The 831(b) Captive
831(b) Captive Insurance Companies
The Internal Revenue Code, Section 831(b), provides a very powerful tax advantage through small insurance companies (captives) to provide them additional financial resources to pay claims. This advantage assumes insurance tax treatment (as opposed to deposit accounting tax treatment) for the premiums paid to the company and assumes that legitimate risk is being transferred. This advantage is available to onshore captives and offshore captives that choose to be taxed as a U.S. company through a 953(d) election.
Code Section 831(b) – Election
This election is an incentive provided by Congress to encourage the formation of new insurance companies. The typical application of electing to be taxed as an 831(b) is fairly straightforward; any properly structured and operated insurance captive writing less than $1.2 million of annual premium may apply for this election.
The 831(b) effectively allows a small insurance company to receive up to $1.2 million per year in premiums, without paying any income taxes on those premiums. Under this structure the significant advantage is that the company is able to accumulate surplus from underwriting profits free from tax.
Again it is important to note that while an 831(b) pays no taxes on underwriting profit, its owners are taxed on dividends and other compensation received from the 831(b). When the 831(b) is sold or liquidated, its owners will pay tax on any gains on the value of their stock at long-term capital gains rates.

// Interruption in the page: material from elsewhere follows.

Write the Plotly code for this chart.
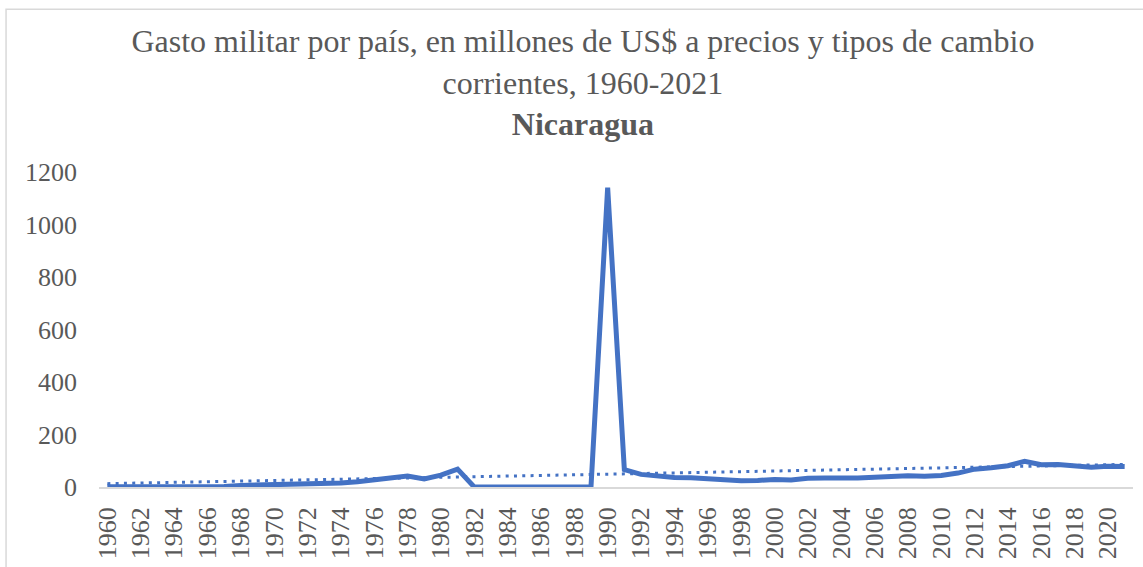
import numpy as np
import plotly.graph_objects as go

# Datos (millones de US$ corrientes)
anios = list(range(1960, 2022))
gasto = [
    1, 1, 1, 1, 2, 2, 2, 2,                      # 1960-1967
    6, 7, 8, 8, 10, 11, 15, 20, 26, 34,          # 1968-1977
    42, 31, 45, 68,                              # 1978-1981
    0, 0, 0, 0, 0, 0, 0, 0,                      # 1982-1989
    1140,                                        # 1990
    66, 48, 40, 36, 35, 31, 29, 24, 25, 29,      # 1991-2000
    27, 33, 34, 32, 34, 37, 40, 43, 41, 44,      # 2001-2010
    53, 68, 73, 81, 98, 85, 86, 80, 75, 79,      # 2011-2020
    78,                                          # 2021
]
etiquetas = [str(a) for a in anios]
ticks_x = [str(a) for a in anios if a % 2 == 0]
ticks_y = [0, 200, 400, 600, 800, 1000, 1200]

# Línea de tendencia lineal (como la de Excel)
idx = np.arange(1, len(gasto) + 1)
m, b = np.polyfit(idx, gasto, 1)
tendencia = m * idx + b

AZUL = '#4472C4'
GRIS = '#595959'
FUENTE = 'Liberation Serif'

fig = go.Figure()

fig.add_trace(go.Scatter(
    x=etiquetas, y=gasto,
    mode='lines',
    line=dict(color=AZUL, width=5),
    showlegend=False,
))

fig.add_trace(go.Scatter(
    x=etiquetas, y=tendencia,
    mode='lines',
    line=dict(color=AZUL, width=3, dash='3px,5.3px'),
    showlegend=False,
))

fig.update_layout(
    width=1143, height=567,
    plot_bgcolor='white',
    paper_bgcolor='white',
    margin=dict(l=99, r=10, t=172, b=80, autoexpand=False),
    font=dict(family=FUENTE, color=GRIS, size=26),
    title=dict(
        text='Gasto militar por país, en millones de US$ a precios y tipos de cambio<br>'
             'corrientes, 1960-2021<br><b>Nicaragua</b>',
        x=0.51, xanchor='center',
        y=0.908, yanchor='top',
        font=dict(family=FUENTE, color=GRIS, size=32),
    ),
    xaxis=dict(
        type='category',
        tickmode='array',
        tickvals=ticks_x,
        ticktext=ticks_x,
        tickangle=-90,
        showgrid=False,
        showline=True,
        linecolor='#D9D9D9',
        linewidth=1.5,
        ticks='',
        ticklabelstandoff=8,
        tickfont=dict(family=FUENTE, size=26),
        range=[-0.5, len(anios) - 0.5],
        automargin=False,
    ),
    yaxis=dict(
        range=[0, 1200],
        tickvals=ticks_y,
        showgrid=False,
        zeroline=False,
        showline=False,
        ticks='',
        ticklabelstandoff=21,
        tickfont=dict(family=FUENTE, size=26),
        automargin=False,
    ),
    shapes=[dict(
        type='rect', xref='paper', yref='paper',
        x0=-0.0899, x1=1.2, y0=-0.6, y1=1.517,
        line=dict(color='#D9D9D9', width=1.5),
        fillcolor='rgba(0,0,0,0)',
        layer='below',
    )],
)

fig.write_html('out.html', config={'displayModeBar': False},
               post_script="document.body.style.margin='0';")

TITLE 26 > Subtitle A > CHAPTER 1 > Subchapter L > PART II > § 831
§ 831. Tax on insurance companies other than life insurance companies
(a) General rule
Taxes computed as provided in section 11 shall be imposed for each taxable year on the taxable income of every insurance company other than a life insurance company.
(b) Alternative tax for certain small companies
(1) In general
In lieu of the tax otherwise applicable under subsection (a), there is hereby imposed for each taxable year on the income of every insurance company to which this subsection applies a tax computed by multiplying the taxable investment income of such company for such taxable year by the rates provided in section 11 (b).
(2) Companies to which this subsection applies
(A) In general
This subsection shall apply to every insurance company other than life (including interinsurers and reciprocal underwriters) if—
(i) the net written premiums (or, if greater, direct written premiums) for the taxable year do not exceed $1,200,000, and
(ii) such company elects the application of this subsection for such taxable year.
The election under clause (ii) shall apply to the taxable year for which made and for all subsequent taxable years for which the requirements of clause (i) are met. Such an election, once made, may be revoked only with the consent of the Secretary.
(B) Controlled group rules
(i) In general For purposes of subparagraph (A), in determining whether any company is described in clause (i) of subparagraph (A), such company shall be treated as receiving during the taxable year amounts described in such clause (i) which are received during such year by all other companies which are members of the same controlled group as the insurance company for which the determination is being made.
(ii) Controlled group For purposes of clause (i), the term “controlled group” means any controlled group of corporations(as defined in section 1563 (a)); except that—
(I) “more than 50 percent” shall be substituted for “at least 80 percent” each place it appears in section 1563 (a), and
(II) subsections (a)(4) and (b)(2)(D) of section 1563 shall not apply.
(3) Limitation on use of net operating losses
For purposes of this part, except as provided in section 844, a net operating loss (as defined in section 172) shall not be carried—
(A) to or from any taxable year for which the insurance company is not subject to the tax imposed by subsection (a), or
(B) to any taxable year if, between the taxable year from which such loss is being carried and such taxable year, there is an intervening taxable year for which the insurance company was not subject to the tax imposed by subsection (a).
(c) Insurance company defined
For purposes of this section, the term “insurance company” has the meaning given to such term by section 816 (a)).[1]